- STATED EXERCISE
Leave out the pictures; transcribe all else exactly.
....
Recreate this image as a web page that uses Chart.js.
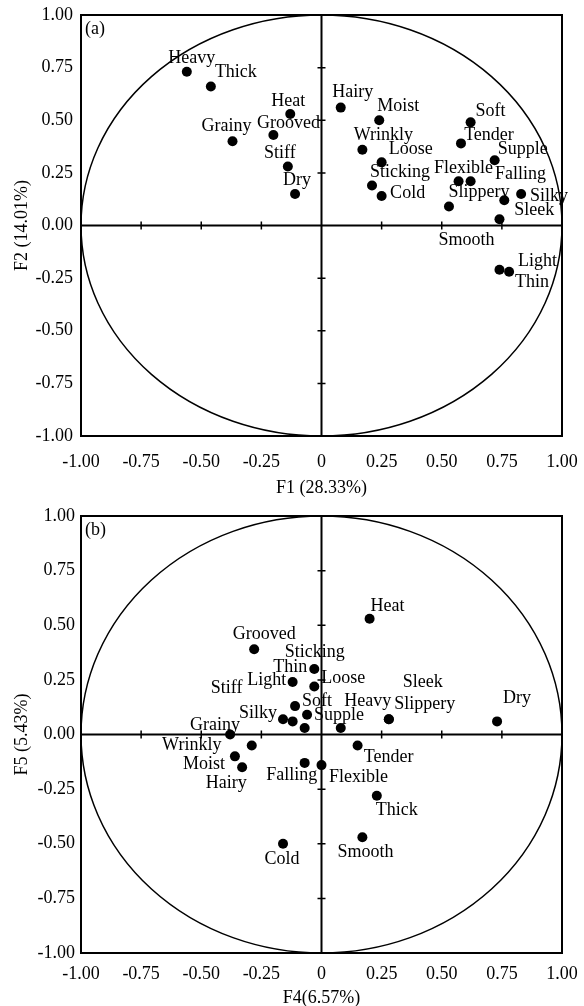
<!DOCTYPE html>
<html><head><meta charset="utf-8">
<script src="https://cdn.jsdelivr.net/npm/chart.js@4"></script>
<style>
html,body{margin:0;padding:0;background:#fff;width:584px;height:1006px;overflow:hidden}
#wa{position:absolute;left:0;top:0;width:584px;height:500px}
#wb{position:absolute;left:0;top:500px;width:584px;height:506px}
</style></head><body>
<div id="wa"><canvas id="ca" width="584" height="500"></canvas></div>
<div id="wb"><canvas id="cb" width="584" height="506"></canvas></div>
<script>
// ---- Panel (a): F1 vs F2 ----
const namesA = ['Heavy','Thick','Heat','Grooved','Grainy','Stiff','Dry','Hairy','Moist','Wrinkly','Loose','Sticking','Cold','Soft','Tender','Supple','Flexible','Falling','Silky','Slippery','Sleek','Smooth','Light','Thin'];
const f1 = [-0.56,-0.46,-0.13,-0.20,-0.37,-0.14,-0.11,0.08,0.24,0.17,0.25,0.21,0.25,0.62,0.58,0.72,0.57,0.62,0.83,0.53,0.76,0.74,0.74,0.78];
const f2 = [0.73,0.66,0.53,0.43,0.40,0.28,0.15,0.56,0.50,0.36,0.30,0.19,0.14,0.49,0.39,0.31,0.21,0.21,0.15,0.09,0.12,0.03,-0.21,-0.22];

// ---- Panel (b): F4 vs F5 ----
const namesB = ['Heat','Grooved','Thin','Sticking','Light','Stiff','Loose','Soft','Supple','Silky','Heavy','Slippery','Sleek','Dry','Grainy','Wrinkly','Moist','Hairy','Falling','Flexible','Tender','Thick','Smooth','Cold'];
const f4 = [0.20,-0.28,-0.03,-0.07,-0.12,-0.12,-0.03,-0.11,-0.06,-0.16,0.08,0.28,0.28,0.73,-0.38,-0.29,-0.36,-0.33,-0.07,0.00,0.15,0.23,0.17,-0.16];
const f5 = [0.53,0.39,0.30,0.03,0.24,0.06,0.22,0.13,0.09,0.07,0.03,0.07,0.07,0.06,0.00,-0.05,-0.10,-0.15,-0.13,-0.14,-0.05,-0.28,-0.47,-0.50];

// tick labels
const xTickLabels = ['-1.00','-0.75','-0.50','-0.25','0','0.25','0.50','0.75','1.00'];
const yTickLabels = ['-1.00','-0.75','-0.50','-0.25','0.00','0.25','0.50','0.75','1.00'];

// label placement (pixel offsets from each point; styling only)
const labelOffsetsA = [[5,-14],[25,-14],[-2,-13],[15,-12],[-6,-15],[-8,-13],[2,-14],[12,-15],[19,-14],[21,-14],[29,-13],[28,-13],[26,-3],[20,-11],[28,-8],[28,-11],[5,-13],[50,-7],[28,2],[30,-14],[30,10],[-33,21],[38,-8],[23,10]];
const labelOffsetsB = [[18,-12],[10,-15],[-24,-2],[10,-76],[-26,-2],[-66,-33],[29,-8],[22,-5],[32,0],[-25,-6],[27,-27],[36,-15],[34,-37],[20,-23],[-15,-9],[-60,0],[-31,8],[-16,16],[-13,12],[37,12],[31,12],[20,15],[3,15],[-1,16]];

const FONT = '"Liberation Serif", "Times New Roman", serif';

const decor = {
  id: 'decor',
  beforeDatasetsDraw(chart, args, o) {
    const {ctx, chartArea: a, scales: {x, y}} = chart;
    const cx = x.getPixelForValue(0), cy = y.getPixelForValue(0);
    const rx = x.getPixelForValue(1) - cx, ry = cy - y.getPixelForValue(1);
    ctx.save();
    ctx.strokeStyle = '#000';
    ctx.lineWidth = 1.5;
    ctx.beginPath(); ctx.ellipse(cx, cy, rx, ry, 0, 0, Math.PI * 2); ctx.stroke();
    ctx.lineWidth = 2;
    ctx.beginPath();
    ctx.moveTo(a.left, cy); ctx.lineTo(a.right, cy);
    ctx.moveTo(cx, a.top); ctx.lineTo(cx, a.bottom);
    ctx.stroke();
    ctx.lineWidth = 1.5;
    ctx.beginPath();
    x.ticks.forEach(t => { if (t.value !== 0 && Math.abs(t.value) < 1) { const p = x.getPixelForValue(t.value); ctx.moveTo(p, cy - 4); ctx.lineTo(p, cy + 4); } });
    y.ticks.forEach(t => { if (t.value !== 0 && Math.abs(t.value) < 1) { const p = y.getPixelForValue(t.value); ctx.moveTo(cx - 4, p); ctx.lineTo(cx + 4, p); } });
    ctx.stroke();
    ctx.lineWidth = 2;
    ctx.strokeRect(a.left, a.top, a.width, a.height);
    ctx.fillStyle = '#000';
    ctx.font = '18px ' + FONT;
    ctx.textAlign = 'left'; ctx.textBaseline = 'middle';
    ctx.fillText(o.tag, a.left + 4, a.top + 14);
    ctx.restore();
  },
  afterDatasetsDraw(chart, args, o) {
    const {ctx} = chart;
    const meta = chart.getDatasetMeta(0);
    ctx.save();
    ctx.fillStyle = '#000';
    ctx.font = '18px ' + FONT;
    ctx.textAlign = 'center'; ctx.textBaseline = 'middle';
    meta.data.forEach((pt, i) => {
      const off = o.offsets[i];
      ctx.fillText(o.names[i], pt.x + off[0], pt.y + off[1]);
    });
    ctx.restore();
  }
};

function makeChart(id, xs, ys, names, offsets, tag, xTitle, yTitle, cfg) {
  return new Chart(document.getElementById(id), {
    type: 'scatter',
    data: { datasets: [{ data: xs.map((v, i) => ({x: v, y: ys[i]})), pointRadius: 5, pointHoverRadius: 5, backgroundColor: '#000', borderWidth: 0, clip: false }] },
    options: {
      responsive: false, animation: false, events: [],
      layout: { padding: { left: 0, top: cfg.top, right: 22, bottom: 0 } },
      plugins: { legend: {display: false}, tooltip: {enabled: false}, decor: { tag, names, offsets } },
      scales: {
        x: {
          type: 'linear', min: -1, max: 1,
          grid: { display: false, drawTicks: true, tickLength: cfg.xPad }, border: { display: false },
          ticks: { stepSize: 0.25, color: '#000', font: { family: FONT, size: 18 }, padding: 0, maxRotation: 0, autoSkip: false,
                   callback: (v, i) => xTickLabels[i] },
          title: { display: true, text: xTitle, color: '#000', font: { family: FONT, size: 18, lineHeight: cfg.xTitleLH }, padding: { top: 0, bottom: 0 } },
          afterFit: s => { s.height = cfg.xH; }
        },
        y: {
          type: 'linear', min: -1, max: 1,
          grid: { display: false, drawTicks: true, tickLength: cfg.yPad }, border: { display: false },
          ticks: { stepSize: 0.25, color: '#000', font: { family: FONT, size: 18 }, padding: 0, autoSkip: false,
                   callback: (v, i) => yTickLabels[i] },
          title: { display: true, text: yTitle, color: '#000', font: { family: FONT, size: 18 }, padding: { top: 11, bottom: 0 } },
          afterFit: s => { s.width = 81; }
        }
      }
    },
    plugins: [decor]
  });
}

makeChart('ca', f1, f2, namesA, labelOffsetsA, '(a)', 'F1 (28.33%)', 'F2 (14.01%)', { top: 15, xH: 64, xPad: 15, yPad: 8, xTitleLH: 1.3 });
makeChart('cb', f4, f5, namesB, labelOffsetsB, '(b)', 'F4(6.57%)', 'F5 (5.43%)', { top: 16, xH: 53, xPad: 10, yPad: 6, xTitleLH: 0.9 });
</script>
</body></html>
....
- EXERCISE SOLUTION
Recreate this image as a web page that uses Chart.js.
<!DOCTYPE html>
<html><head><meta charset="utf-8">
<script src="https://cdn.jsdelivr.net/npm/chart.js@4"></script>
<style>
html,body{margin:0;padding:0;background:#fff;width:584px;height:1006px;overflow:hidden}
#wa{position:absolute;left:0;top:0;width:584px;height:500px}
#wb{position:absolute;left:0;top:500px;width:584px;height:506px}
</style></head><body>
<div id="wa"><canvas id="ca" width="584" height="500"></canvas></div>
<div id="wb"><canvas id="cb" width="584" height="506"></canvas></div>
<script>
// ---- Panel (a): F1 vs F2 ----
const namesA = ['Heavy','Thick','Heat','Grooved','Grainy','Stiff','Dry','Hairy','Moist','Wrinkly','Loose','Sticking','Cold','Soft','Tender','Supple','Flexible','Falling','Silky','Slippery','Sleek','Smooth','Light','Thin'];
const f1 = [-0.56,-0.46,-0.13,-0.20,-0.37,-0.14,-0.11,0.08,0.24,0.17,0.25,0.21,0.25,0.62,0.58,0.72,0.57,0.62,0.83,0.53,0.76,0.74,0.74,0.78];
const f2 = [0.73,0.66,0.53,0.43,0.40,0.28,0.15,0.56,0.50,0.36,0.30,0.19,0.14,0.49,0.39,0.31,0.21,0.21,0.15,0.09,0.12,0.03,-0.21,-0.22];

// ---- Panel (b): F4 vs F5 ----
const namesB = ['Heat','Grooved','Thin','Sticking','Light','Stiff','Loose','Soft','Supple','Silky','Heavy','Slippery','Sleek','Dry','Grainy','Wrinkly','Moist','Hairy','Falling','Flexible','Tender','Thick','Smooth','Cold'];
const f4 = [0.20,-0.28,-0.03,-0.07,-0.12,-0.12,-0.03,-0.11,-0.06,-0.16,0.08,0.28,0.28,0.73,-0.38,-0.29,-0.36,-0.33,-0.07,0.00,0.15,0.23,0.17,-0.16];
const f5 = [0.53,0.39,0.30,0.03,0.24,0.06,0.22,0.13,0.09,0.07,0.03,0.07,0.07,0.06,0.00,-0.05,-0.10,-0.15,-0.13,-0.14,-0.05,-0.28,-0.47,-0.50];

// tick labels
const xTickLabels = ['-1.00','-0.75','-0.50','-0.25','0','0.25','0.50','0.75','1.00'];
const yTickLabels = ['-1.00','-0.75','-0.50','-0.25','0.00','0.25','0.50','0.75','1.00'];

// label placement (pixel offsets from each point; styling only)
const labelOffsetsA = [[5,-14],[25,-14],[-2,-13],[15,-12],[-6,-15],[-8,-13],[2,-14],[12,-15],[19,-14],[21,-14],[29,-13],[28,-13],[26,-3],[20,-11],[28,-8],[28,-11],[5,-13],[50,-7],[28,2],[30,-14],[30,10],[-33,21],[38,-8],[23,10]];
const labelOffsetsB = [[18,-12],[10,-15],[-24,-2],[10,-76],[-26,-2],[-66,-33],[29,-8],[22,-5],[32,0],[-25,-6],[27,-27],[36,-15],[34,-37],[20,-23],[-15,-9],[-60,0],[-31,8],[-16,16],[-13,12],[37,12],[31,12],[20,15],[3,15],[-1,16]];

const FONT = '"Liberation Serif", "Times New Roman", serif';

const decor = {
  id: 'decor',
  beforeDatasetsDraw(chart, args, o) {
    const {ctx, chartArea: a, scales: {x, y}} = chart;
    const cx = x.getPixelForValue(0), cy = y.getPixelForValue(0);
    const rx = x.getPixelForValue(1) - cx, ry = cy - y.getPixelForValue(1);
    ctx.save();
    ctx.strokeStyle = '#000';
    ctx.lineWidth = 1.5;
    ctx.beginPath(); ctx.ellipse(cx, cy, rx, ry, 0, 0, Math.PI * 2); ctx.stroke();
    ctx.lineWidth = 2;
    ctx.beginPath();
    ctx.moveTo(a.left, cy); ctx.lineTo(a.right, cy);
    ctx.moveTo(cx, a.top); ctx.lineTo(cx, a.bottom);
    ctx.stroke();
    ctx.lineWidth = 1.5;
    ctx.beginPath();
    x.ticks.forEach(t => { if (t.value !== 0 && Math.abs(t.value) < 1) { const p = x.getPixelForValue(t.value); ctx.moveTo(p, cy - 4); ctx.lineTo(p, cy + 4); } });
    y.ticks.forEach(t => { if (t.value !== 0 && Math.abs(t.value) < 1) { const p = y.getPixelForValue(t.value); ctx.moveTo(cx - 4, p); ctx.lineTo(cx + 4, p); } });
    ctx.stroke();
    ctx.lineWidth = 2;
    ctx.strokeRect(a.left, a.top, a.width, a.height);
    ctx.fillStyle = '#000';
    ctx.font = '18px ' + FONT;
    ctx.textAlign = 'left'; ctx.textBaseline = 'middle';
    ctx.fillText(o.tag, a.left + 4, a.top + 14);
    ctx.restore();
  },
  afterDatasetsDraw(chart, args, o) {
    const {ctx} = chart;
    const meta = chart.getDatasetMeta(0);
    ctx.save();
    ctx.fillStyle = '#000';
    ctx.font = '18px ' + FONT;
    ctx.textAlign = 'center'; ctx.textBaseline = 'middle';
    meta.data.forEach((pt, i) => {
      const off = o.offsets[i];
      ctx.fillText(o.names[i], pt.x + off[0], pt.y + off[1]);
    });
    ctx.restore();
  }
};

function makeChart(id, xs, ys, names, offsets, tag, xTitle, yTitle, cfg) {
  return new Chart(document.getElementById(id), {
    type: 'scatter',
    data: { datasets: [{ data: xs.map((v, i) => ({x: v, y: ys[i]})), pointRadius: 5, pointHoverRadius: 5, backgroundColor: '#000', borderWidth: 0, clip: false }] },
    options: {
      responsive: false, animation: false, events: [],
      layout: { padding: { left: 0, top: cfg.top, right: 22, bottom: 0 } },
      plugins: { legend: {display: false}, tooltip: {enabled: false}, decor: { tag, names, offsets } },
      scales: {
        x: {
          type: 'linear', min: -1, max: 1,
          grid: { display: false, drawTicks: true, tickLength: cfg.xPad }, border: { display: false },
          ticks: { stepSize: 0.25, color: '#000', font: { family: FONT, size: 18 }, padding: 0, maxRotation: 0, autoSkip: false,
                   callback: (v, i) => xTickLabels[i] },
          title: { display: true, text: xTitle, color: '#000', font: { family: FONT, size: 18, lineHeight: cfg.xTitleLH }, padding: { top: 0, bottom: 0 } },
          afterFit: s => { s.height = cfg.xH; }
        },
        y: {
          type: 'linear', min: -1, max: 1,
          grid: { display: false, drawTicks: true, tickLength: cfg.yPad }, border: { display: false },
          ticks: { stepSize: 0.25, color: '#000', font: { family: FONT, size: 18 }, padding: 0, autoSkip: false,
                   callback: (v, i) => yTickLabels[i] },
          title: { display: true, text: yTitle, color: '#000', font: { family: FONT, size: 18 }, padding: { top: 11, bottom: 0 } },
          afterFit: s => { s.width = 81; }
        }
      }
    },
    plugins: [decor]
  });
}

makeChart('ca', f1, f2, namesA, labelOffsetsA, '(a)', 'F1 (28.33%)', 'F2 (14.01%)', { top: 15, xH: 64, xPad: 15, yPad: 8, xTitleLH: 1.3 });
makeChart('cb', f4, f5, namesB, labelOffsetsB, '(b)', 'F4(6.57%)', 'F5 (5.43%)', { top: 16, xH: 53, xPad: 10, yPad: 6, xTitleLH: 0.9 });
</script>
</body></html>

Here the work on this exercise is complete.